DIRECTIONS FOR THIS TASK:
Write out the records beneath this line exactly as they appear, minus any images.

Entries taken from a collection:
----

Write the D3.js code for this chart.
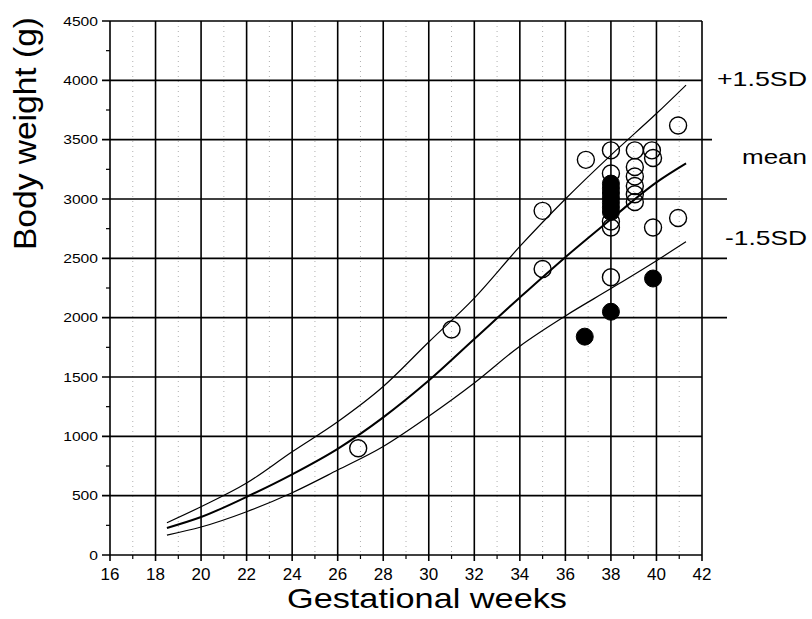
<!DOCTYPE html>
<html>
<head>
<meta charset="utf-8">
<script src="https://cdn.jsdelivr.net/npm/d3@7"></script>
<style>
  html, body { margin: 0; padding: 0; background: #fff; }
  svg { display: block; font-family: "Liberation Sans", Arial, sans-serif; }
</style>
</head>
<body>
<script>
// reference curves (weeks -> grams)
var curveWeeks = [18.5, 20, 22, 24, 26, 28, 30, 32, 34, 36, 38, 40, 41.3];
var plusSD  = [272, 407, 606, 870, 1123, 1420, 1795, 2165, 2600, 3000, 3370, 3720, 3960];
var meanW   = [228, 320, 490, 680, 895, 1160, 1470, 1820, 2170, 2510, 2830, 3140, 3300];
var minusSD = [168, 236, 365, 525, 716, 915, 1170, 1450, 1760, 2015, 2245, 2480, 2640];

// observed cases
var openWeeks  = [26.9, 31, 35, 35, 36.9, 38, 38, 38, 38, 38, 39.05, 39.05, 39.05, 39.05, 39.05, 39.05, 39.8, 39.85, 39.85, 40.95, 40.95];
var openGrams  = [900, 1900, 2900, 2410, 3330, 3410, 3215, 2810, 2760, 2340, 3410, 3270, 3190, 3110, 3040, 2975, 3410, 3345, 2760, 3620, 2840];
var fillWeeks  = [38, 38, 38, 38, 38, 38, 38, 38, 36.85, 39.85];
var fillGrams  = [3130, 3090, 3050, 3010, 2970, 2930, 2890, 2050, 1840, 2330];

var xTicks = d3.range(16, 43, 2);
var yTicks = d3.range(0, 4501, 500);
var curveLabels = ["+1.5SD", "mean", "-1.5SD"];

var W = 812, H = 619;
var x = d3.scaleLinear().domain([16, 42]).range([110, 702]);
var y = d3.scaleLinear().domain([0, 4500]).range([555, 21]);

var svg = d3.select(document.body).append("svg")
    .attr("width", W).attr("height", H);

// minor dotted verticals at odd weeks
svg.append("g").selectAll("line")
    .data(d3.range(17, 42, 2)).enter().append("line")
    .attr("x1", function(d){ return x(d); }).attr("x2", function(d){ return x(d); })
    .attr("y1", y(4500)).attr("y2", y(0))
    .style("stroke", "#b0b0b0").style("stroke-width", 1)
    .style("stroke-dasharray", "1,4");

// minor ticks
svg.append("g").selectAll("line")
    .data(d3.range(17, 42, 2)).enter().append("line")
    .attr("x1", function(d){ return x(d); }).attr("x2", function(d){ return x(d); })
    .attr("y1", y(0)).attr("y2", y(0) + 4)
    .style("stroke", "#000").style("stroke-width", 1.2);
svg.append("g").selectAll("line")
    .data(d3.range(250, 4500, 500)).enter().append("line")
    .attr("x1", x(16) - 4).attr("x2", x(16))
    .attr("y1", function(d){ return y(d); }).attr("y2", function(d){ return y(d); })
    .style("stroke", "#000").style("stroke-width", 1.2);

// major grid
svg.append("g").selectAll("line")
    .data(xTicks).enter().append("line")
    .attr("x1", function(d){ return x(d); }).attr("x2", function(d){ return x(d); })
    .attr("y1", y(4500)).attr("y2", y(0) + 6)
    .style("stroke", "#000").style("stroke-width", 1.6);

svg.append("g").selectAll("line")
    .data(yTicks).enter().append("line")
    .attr("x1", x(16) - 8)
    .attr("x2", function(d){
        var ext = (d >= 2000 && d <= 3000) ? 25 : (d === 3500 ? 10 : 0);
        return x(42) + ext;
    })
    .attr("y1", function(d){ return y(d); }).attr("y2", function(d){ return y(d); })
    .style("stroke", "#000").style("stroke-width", 1.6);

// tick labels
svg.append("g").selectAll("text")
    .data(yTicks).enter().append("text")
    .attr("x", 98).attr("y", function(d){ return y(d) + 4.5; })
    .attr("text-anchor", "end")
    .attr("textLength", function(d){ return String(d).length * 8.7; })
    .attr("lengthAdjust", "spacingAndGlyphs")
    .style("font-size", "13px")
    .text(function(d){ return d; });

svg.append("g").selectAll("text")
    .data(xTicks).enter().append("text")
    .attr("x", function(d){ return x(d); }).attr("y", 580)
    .attr("text-anchor", "middle")
    .style("font-size", "17px")
    .text(function(d){ return d; });

// axis titles
svg.append("text")
    .attr("transform", "translate(36,133.5) rotate(-90)")
    .attr("text-anchor", "middle")
    .attr("textLength", 233).attr("lengthAdjust", "spacingAndGlyphs")
    .style("font-size", "31px")
    .text("Body weight (g)");

svg.append("text")
    .attr("x", 427).attr("y", 608)
    .attr("text-anchor", "middle")
    .attr("textLength", 280).attr("lengthAdjust", "spacingAndGlyphs")
    .style("font-size", "28px")
    .text("Gestational weeks");

// curves
var series = [plusSD, meanW, minusSD];
var widths = [1.2, 2, 1.2];
var line = d3.line()
    .x(function(d){ return x(d[0]); })
    .y(function(d){ return y(d[1]); })
    .curve(d3.curveMonotoneX);

svg.append("g").selectAll("path")
    .data(series).enter().append("path")
    .attr("d", function(s){ return line(curveWeeks.map(function(w, i){ return [w, s[i]]; })); })
    .style("fill", "none").style("stroke", "#000")
    .style("stroke-width", function(s, i){ return widths[i]; });

// curve labels
var labelY = [86, 164, 245];
var labelX = [717, 742, 725];
var labelLen = [90, 65, 82];
svg.append("g").selectAll("text")
    .data(curveLabels).enter().append("text")
    .attr("x", function(d, i){ return labelX[i]; })
    .attr("y", function(d, i){ return labelY[i]; })
    .attr("textLength", function(d, i){ return labelLen[i]; })
    .attr("lengthAdjust", "spacingAndGlyphs")
    .style("font-size", "21px")
    .text(function(d){ return d; });

// points
svg.append("g").selectAll("circle")
    .data(openWeeks).enter().append("circle")
    .attr("cx", function(d){ return x(d); })
    .attr("cy", function(d, i){ return y(openGrams[i]); })
    .attr("r", 8.5)
    .style("fill", "#fff").style("fill-opacity", 0)
    .style("stroke", "#000").style("stroke-width", 1.4);

svg.append("g").selectAll("circle")
    .data(fillWeeks).enter().append("circle")
    .attr("cx", function(d){ return x(d); })
    .attr("cy", function(d, i){ return y(fillGrams[i]); })
    .attr("r", 8.5)
    .style("fill", "#000").style("stroke", "#000").style("stroke-width", 1);
</script>
</body>
</html>
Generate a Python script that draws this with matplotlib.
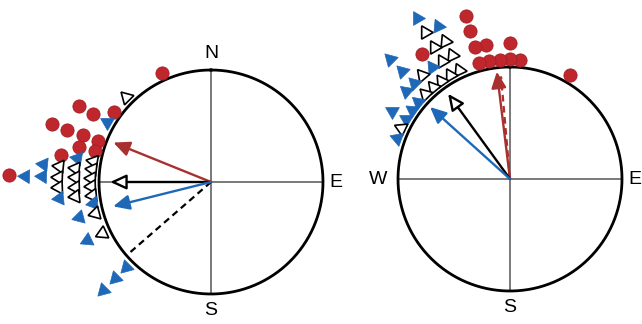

----

TASK RESPONSE:
Write the D3.js code for this chart.
<!DOCTYPE html>
<html>
<head>
<meta charset="utf-8">
<script src="https://cdn.jsdelivr.net/npm/d3@7"></script>
<style>
  html, body { margin: 0; padding: 0; background: #fff; }
  svg { display: block; font-family: "Liberation Sans", Arial, sans-serif; }
</style>
</head>
<body>
<script>
// reference curves (weeks -> grams)
var curveWeeks = [18.5, 20, 22, 24, 26, 28, 30, 32, 34, 36, 38, 40, 41.3];
var plusSD  = [272, 407, 606, 870, 1123, 1420, 1795, 2165, 2600, 3000, 3370, 3720, 3960];
var meanW   = [228, 320, 490, 680, 895, 1160, 1470, 1820, 2170, 2510, 2830, 3140, 3300];
var minusSD = [168, 236, 365, 525, 716, 915, 1170, 1450, 1760, 2015, 2245, 2480, 2640];

// observed cases
var openWeeks  = [26.9, 31, 35, 35, 36.9, 38, 38, 38, 38, 38, 39.05, 39.05, 39.05, 39.05, 39.05, 39.05, 39.8, 39.85, 39.85, 40.95, 40.95];
var openGrams  = [900, 1900, 2900, 2410, 3330, 3410, 3215, 2810, 2760, 2340, 3410, 3270, 3190, 3110, 3040, 2975, 3410, 3345, 2760, 3620, 2840];
var fillWeeks  = [38, 38, 38, 38, 38, 38, 38, 38, 36.85, 39.85];
var fillGrams  = [3130, 3090, 3050, 3010, 2970, 2930, 2890, 2050, 1840, 2330];

var xTicks = d3.range(16, 43, 2);
var yTicks = d3.range(0, 4501, 500);
var curveLabels = ["+1.5SD", "mean", "-1.5SD"];

var W = 812, H = 619;
var x = d3.scaleLinear().domain([16, 42]).range([110, 702]);
var y = d3.scaleLinear().domain([0, 4500]).range([555, 21]);

var svg = d3.select(document.body).append("svg")
    .attr("width", W).attr("height", H);

// minor dotted verticals at odd weeks
svg.append("g").selectAll("line")
    .data(d3.range(17, 42, 2)).enter().append("line")
    .attr("x1", function(d){ return x(d); }).attr("x2", function(d){ return x(d); })
    .attr("y1", y(4500)).attr("y2", y(0))
    .style("stroke", "#b0b0b0").style("stroke-width", 1)
    .style("stroke-dasharray", "1,4");

// minor ticks
svg.append("g").selectAll("line")
    .data(d3.range(17, 42, 2)).enter().append("line")
    .attr("x1", function(d){ return x(d); }).attr("x2", function(d){ return x(d); })
    .attr("y1", y(0)).attr("y2", y(0) + 4)
    .style("stroke", "#000").style("stroke-width", 1.2);
svg.append("g").selectAll("line")
    .data(d3.range(250, 4500, 500)).enter().append("line")
    .attr("x1", x(16) - 4).attr("x2", x(16))
    .attr("y1", function(d){ return y(d); }).attr("y2", function(d){ return y(d); })
    .style("stroke", "#000").style("stroke-width", 1.2);

// major grid
svg.append("g").selectAll("line")
    .data(xTicks).enter().append("line")
    .attr("x1", function(d){ return x(d); }).attr("x2", function(d){ return x(d); })
    .attr("y1", y(4500)).attr("y2", y(0) + 6)
    .style("stroke", "#000").style("stroke-width", 1.6);

svg.append("g").selectAll("line")
    .data(yTicks).enter().append("line")
    .attr("x1", x(16) - 8)
    .attr("x2", function(d){
        var ext = (d >= 2000 && d <= 3000) ? 25 : (d === 3500 ? 10 : 0);
        return x(42) + ext;
    })
    .attr("y1", function(d){ return y(d); }).attr("y2", function(d){ return y(d); })
    .style("stroke", "#000").style("stroke-width", 1.6);

// tick labels
svg.append("g").selectAll("text")
    .data(yTicks).enter().append("text")
    .attr("x", 98).attr("y", function(d){ return y(d) + 4.5; })
    .attr("text-anchor", "end")
    .attr("textLength", function(d){ return String(d).length * 8.7; })
    .attr("lengthAdjust", "spacingAndGlyphs")
    .style("font-size", "13px")
    .text(function(d){ return d; });

svg.append("g").selectAll("text")
    .data(xTicks).enter().append("text")
    .attr("x", function(d){ return x(d); }).attr("y", 580)
    .attr("text-anchor", "middle")
    .style("font-size", "17px")
    .text(function(d){ return d; });

// axis titles
svg.append("text")
    .attr("transform", "translate(36,133.5) rotate(-90)")
    .attr("text-anchor", "middle")
    .attr("textLength", 233).attr("lengthAdjust", "spacingAndGlyphs")
    .style("font-size", "31px")
    .text("Body weight (g)");

svg.append("text")
    .attr("x", 427).attr("y", 608)
    .attr("text-anchor", "middle")
    .attr("textLength", 280).attr("lengthAdjust", "spacingAndGlyphs")
    .style("font-size", "28px")
    .text("Gestational weeks");

// curves
var series = [plusSD, meanW, minusSD];
var widths = [1.2, 2, 1.2];
var line = d3.line()
    .x(function(d){ return x(d[0]); })
    .y(function(d){ return y(d[1]); })
    .curve(d3.curveMonotoneX);

svg.append("g").selectAll("path")
    .data(series).enter().append("path")
    .attr("d", function(s){ return line(curveWeeks.map(function(w, i){ return [w, s[i]]; })); })
    .style("fill", "none").style("stroke", "#000")
    .style("stroke-width", function(s, i){ return widths[i]; });

// curve labels
var labelY = [86, 164, 245];
var labelX = [717, 742, 725];
var labelLen = [90, 65, 82];
svg.append("g").selectAll("text")
    .data(curveLabels).enter().append("text")
    .attr("x", function(d, i){ return labelX[i]; })
    .attr("y", function(d, i){ return labelY[i]; })
    .attr("textLength", function(d, i){ return labelLen[i]; })
    .attr("lengthAdjust", "spacingAndGlyphs")
    .style("font-size", "21px")
    .text(function(d){ return d; });

// points
svg.append("g").selectAll("circle")
    .data(openWeeks).enter().append("circle")
    .attr("cx", function(d){ return x(d); })
    .attr("cy", function(d, i){ return y(openGrams[i]); })
    .attr("r", 8.5)
    .style("fill", "#fff").style("fill-opacity", 0)
    .style("stroke", "#000").style("stroke-width", 1.4);

svg.append("g").selectAll("circle")
    .data(fillWeeks).enter().append("circle")
    .attr("cx", function(d){ return x(d); })
    .attr("cy", function(d, i){ return y(fillGrams[i]); })
    .attr("r", 8.5)
    .style("fill", "#000").style("stroke", "#000").style("stroke-width", 1);
</script>
</body>
</html>
Generate a Python script that draws this with matplotlib.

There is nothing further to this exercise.